## Work instructions
Pictures stay out. Extract the lines below from the first one through the line with "ax.plot(xfit, a +", both included.

Records contained in a dataset
- - - -

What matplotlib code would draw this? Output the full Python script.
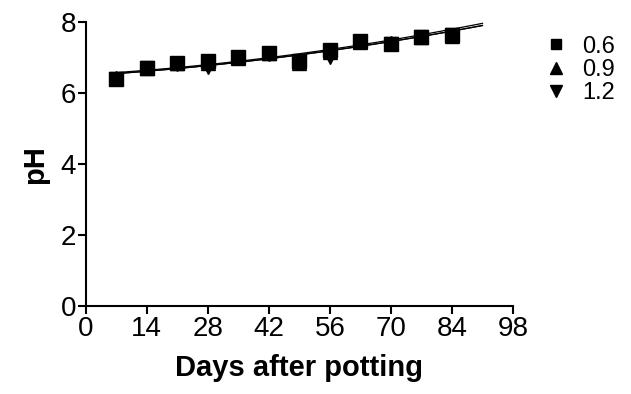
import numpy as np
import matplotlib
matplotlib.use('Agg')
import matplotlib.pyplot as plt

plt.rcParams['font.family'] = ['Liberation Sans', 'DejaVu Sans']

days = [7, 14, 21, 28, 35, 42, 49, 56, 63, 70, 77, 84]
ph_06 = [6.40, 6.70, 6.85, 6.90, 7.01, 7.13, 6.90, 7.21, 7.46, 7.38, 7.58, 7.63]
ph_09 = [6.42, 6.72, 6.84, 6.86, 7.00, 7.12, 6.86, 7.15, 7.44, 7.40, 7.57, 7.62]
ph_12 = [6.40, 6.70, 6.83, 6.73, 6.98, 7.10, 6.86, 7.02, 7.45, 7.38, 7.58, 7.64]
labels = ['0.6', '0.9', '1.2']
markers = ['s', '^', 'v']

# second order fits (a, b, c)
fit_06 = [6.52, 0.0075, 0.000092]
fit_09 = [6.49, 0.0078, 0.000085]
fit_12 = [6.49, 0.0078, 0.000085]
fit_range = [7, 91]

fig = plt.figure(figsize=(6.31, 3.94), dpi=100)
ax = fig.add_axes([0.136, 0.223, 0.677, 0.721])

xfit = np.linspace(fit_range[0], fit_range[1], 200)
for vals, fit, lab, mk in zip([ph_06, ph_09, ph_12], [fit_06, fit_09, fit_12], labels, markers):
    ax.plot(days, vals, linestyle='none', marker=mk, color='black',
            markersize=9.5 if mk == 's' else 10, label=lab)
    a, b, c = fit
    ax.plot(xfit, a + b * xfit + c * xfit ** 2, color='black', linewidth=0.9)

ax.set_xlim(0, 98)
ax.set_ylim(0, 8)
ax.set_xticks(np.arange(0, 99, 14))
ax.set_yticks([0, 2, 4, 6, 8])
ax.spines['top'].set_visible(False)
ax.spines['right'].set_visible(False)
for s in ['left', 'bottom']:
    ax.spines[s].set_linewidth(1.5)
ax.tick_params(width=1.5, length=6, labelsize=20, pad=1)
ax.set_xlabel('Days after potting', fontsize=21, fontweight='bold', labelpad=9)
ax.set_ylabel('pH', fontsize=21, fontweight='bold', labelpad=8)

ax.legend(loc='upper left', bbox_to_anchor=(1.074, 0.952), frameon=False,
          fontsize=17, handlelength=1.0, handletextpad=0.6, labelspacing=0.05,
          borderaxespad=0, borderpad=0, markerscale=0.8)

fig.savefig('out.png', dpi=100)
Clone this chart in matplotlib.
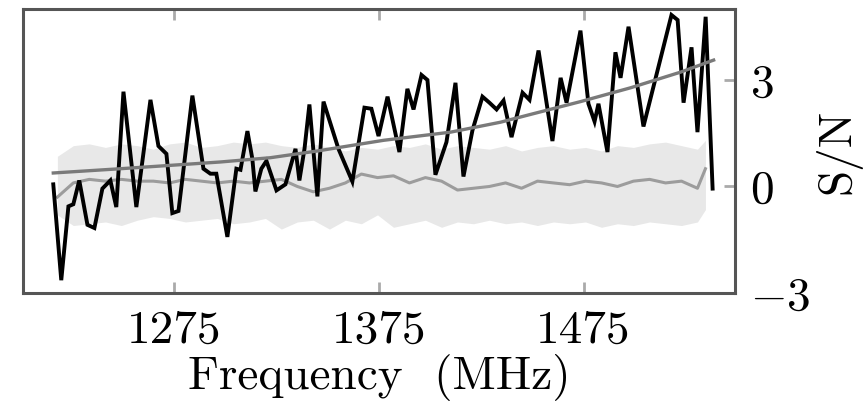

- - - -

## Exercise solution
What matplotlib code would draw this? Output the full Python script.
import numpy as np
import matplotlib
matplotlib.use('Agg')
import matplotlib.pyplot as plt

plt.rcParams['font.family'] = ['Liberation Sans', 'DejaVu Sans']

days = [7, 14, 21, 28, 35, 42, 49, 56, 63, 70, 77, 84]
ph_06 = [6.40, 6.70, 6.85, 6.90, 7.01, 7.13, 6.90, 7.21, 7.46, 7.38, 7.58, 7.63]
ph_09 = [6.42, 6.72, 6.84, 6.86, 7.00, 7.12, 6.86, 7.15, 7.44, 7.40, 7.57, 7.62]
ph_12 = [6.40, 6.70, 6.83, 6.73, 6.98, 7.10, 6.86, 7.02, 7.45, 7.38, 7.58, 7.64]
labels = ['0.6', '0.9', '1.2']
markers = ['s', '^', 'v']

# second order fits (a, b, c)
fit_06 = [6.52, 0.0075, 0.000092]
fit_09 = [6.49, 0.0078, 0.000085]
fit_12 = [6.49, 0.0078, 0.000085]
fit_range = [7, 91]

fig = plt.figure(figsize=(6.31, 3.94), dpi=100)
ax = fig.add_axes([0.136, 0.223, 0.677, 0.721])

xfit = np.linspace(fit_range[0], fit_range[1], 200)
for vals, fit, lab, mk in zip([ph_06, ph_09, ph_12], [fit_06, fit_09, fit_12], labels, markers):
    ax.plot(days, vals, linestyle='none', marker=mk, color='black',
            markersize=9.5 if mk == 's' else 10, label=lab)
    a, b, c = fit
    ax.plot(xfit, a + b * xfit + c * xfit ** 2, color='black', linewidth=0.9)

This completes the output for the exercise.